Recyclage : l'opacité du devenir des déchets, un problème mondial urgent
La gestion des déchets recyclés souffre d'un manque criant de traçabilité à l'échelle mondiale, révèle Faisal Shennib, spécialiste environnemental à l'Université Concordia. Ce problème aux multiples facettes impacte directement le changement climatique, la pollution plastique et les déséquilibres nutritionnels globaux, tout en privant les économies de milliards de dollars en matières valorisables.
Les systèmes actuels de mesure présentent des lacunes méthodologiques majeures. Bien que le poids des déchets (en tonnes) et les taux de valorisation soient des indicateurs standardisés, les définitions varient considérablement entre pays et institutions. Certains rapports incluent dans le « recyclage » des matières simplement collectées - mais pas nécessairement traitées.
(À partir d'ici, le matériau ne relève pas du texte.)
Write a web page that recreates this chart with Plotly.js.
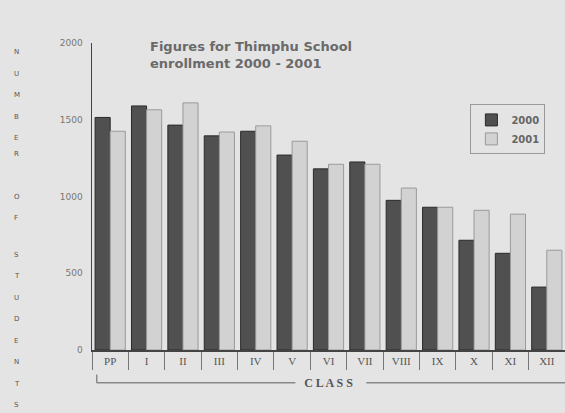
<!DOCTYPE html>
<html>
<head>
<meta charset="utf-8">
<script src="https://cdn.plot.ly/plotly-3.0.1.min.js"></script>
<style>html,body{margin:0;padding:0;background:#e4e4e4;}#chart{width:565px;height:413px;}</style>
</head>
<body>
<div id="chart"></div>
<script>
const classes = ["PP","I","II","III","IV","V","VI","VII","VIII","IX","X","XI","XII"];
const enrol2000 = [1515,1590,1465,1395,1425,1270,1180,1225,975,930,715,630,410];
const enrol2001 = [1425,1565,1610,1420,1460,1360,1210,1210,1055,930,910,885,650];
const yTickVals = [0,500,1000,1500,2000];
const yTitle = "NUMBER OF STUDENTS";

const traces = [
  {type:"bar", name:"2000", x:classes, y:enrol2000,
   marker:{color:"#505050", line:{color:"#2a2a2a", width:1}}},
  {type:"bar", name:"2001", x:classes, y:enrol2001,
   marker:{color:"#d2d2d2", line:{color:"#9a9a9a", width:1}}}
];

const letters = yTitle.split("");
const annotations = letters.map((ch, i) => ({
  text: ch, xref:"paper", yref:"paper", x:-0.17, y: 0.99 - i*0.07,
  showarrow:false, font:{family:"DejaVu Sans", size:7, color:"#555"}
}));

const layout = {
  width:565, height:413,
  margin:{l:92, r:0, t:43, b:63, pad:0},
  paper_bgcolor:"#e4e4e4", plot_bgcolor:"#e4e4e4",
  barmode:"group", bargap:0.17, bargroupgap:0,
  title:{text:"Figures for Thimphu School<br>enrollment 2000 - 2001",
         x:150/565, xanchor:"left", xref:"container",
         y:1-51/413, yanchor:"top", yref:"container",
         font:{family:"DejaVu Sans", size:13, color:"#6a6a6a", weight:"bold"}},
  xaxis:{type:"category", showgrid:false, zeroline:false,
         showline:true, linecolor:"#444", linewidth:1.5,
         ticks:"outside", tickson:"boundaries", ticklen:18, tickcolor:"#777", tickwidth:1,
         tickfont:{family:"Liberation Serif", size:11, color:"#555"},
         title:{text:"C L A S S", standoff:13,
                font:{family:"Liberation Serif", size:12, color:"#555", weight:"bold"}}},
  yaxis:{range:[0,2000], tickvals:yTickVals, showgrid:false, zeroline:false,
         showline:true, linecolor:"#444", linewidth:1.5,
         ticks:"", tickfont:{family:"DejaVu Sans", size:9, color:"#777"}, ticklabelstandoff:6},
  legend:{x:0.8, y:0.8, xanchor:"left", yanchor:"top",
          bgcolor:"#e4e4e4", bordercolor:"#999", borderwidth:1,
          font:{family:"DejaVu Sans", size:10, color:"#666", weight:"bold"}},
  shapes:[
    {type:"line", xref:"paper", yref:"paper", x0:0.01, x1:0.43, y0:-0.107, y1:-0.107, line:{color:"#888", width:1.5}},
    {type:"line", xref:"paper", yref:"paper", x0:0.01, x1:0.01, y0:-0.107, y1:-0.08, line:{color:"#888", width:1.5}},
    {type:"line", xref:"paper", yref:"paper", x0:0.58, x1:1.0, y0:-0.107, y1:-0.107, line:{color:"#888", width:1.5}}
  ],
  annotations: annotations,
  showlegend:true
};
Plotly.newPlot("chart", traces, layout, {displayModeBar:false, staticPlot:true});
</script>
</body>
</html>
L'absence de reporting uniformisé complique l'analyse. Les Objectifs de Développement Durable de l'ONU n'intègrent aucun chiffre récent sur le recyclage mondial, faute de données fiables. Les rapports existants agrègent des informations hétérogènes : périodes temporelles variables (données journalières ou annuelles), périmètres incomplets (seulement 39% des populations couvertes dans les pays en développement), et risques de double comptage.
Même les nations disposant de systèmes avancés comme l'UE, le Canada ou les États-Unis présentent des failles. Leurs rapports annuels autorisent des méthodes disparates, incluant des estimations. Aux États-Unis, les données remontent volontairement depuis les états à l'EPA, sans publication nationale depuis 2018.
Un défi supplémentaire réside dans l'opacité sur la composition des déchets. Peu d'états américains fournissent des analyses actualisées à l'EPA, et les audits complets - pourtant nécessaires - restent rares en raison de leur coût prohibitif. En conséquence, des statistiques comme « 9% des plastiques recyclés » (chiffre 2019) reposent sur des calculs incertains et sont déjà obsolètes.
Des écarts significatifs apparaissent même entre données officielles et analyses indépendantes. La Corée du Sud affiche un taux de recyclage plastique de 73%, quand Greenpeace l'estime à 26%. Le Canada souffre également d'un manque de standardisation dans ce domaine.
Face à ces enjeux, l'auteur plaide pour une harmonisation internationale des méthodologies, avec des engagements contraignants sur la fréquence et la qualité des rapports. Le futur traité mondial sur les plastiques porté par l'ONU pourrait constituer une première étape. Parallèlement, l'adoption d'outils comme le Waste Wise Cities Tool (UN-Habitat) et l'intégration de solutions digitales (blockchain, IA) permettraient d'améliorer la transparence et réduire les coûts de traçabilité.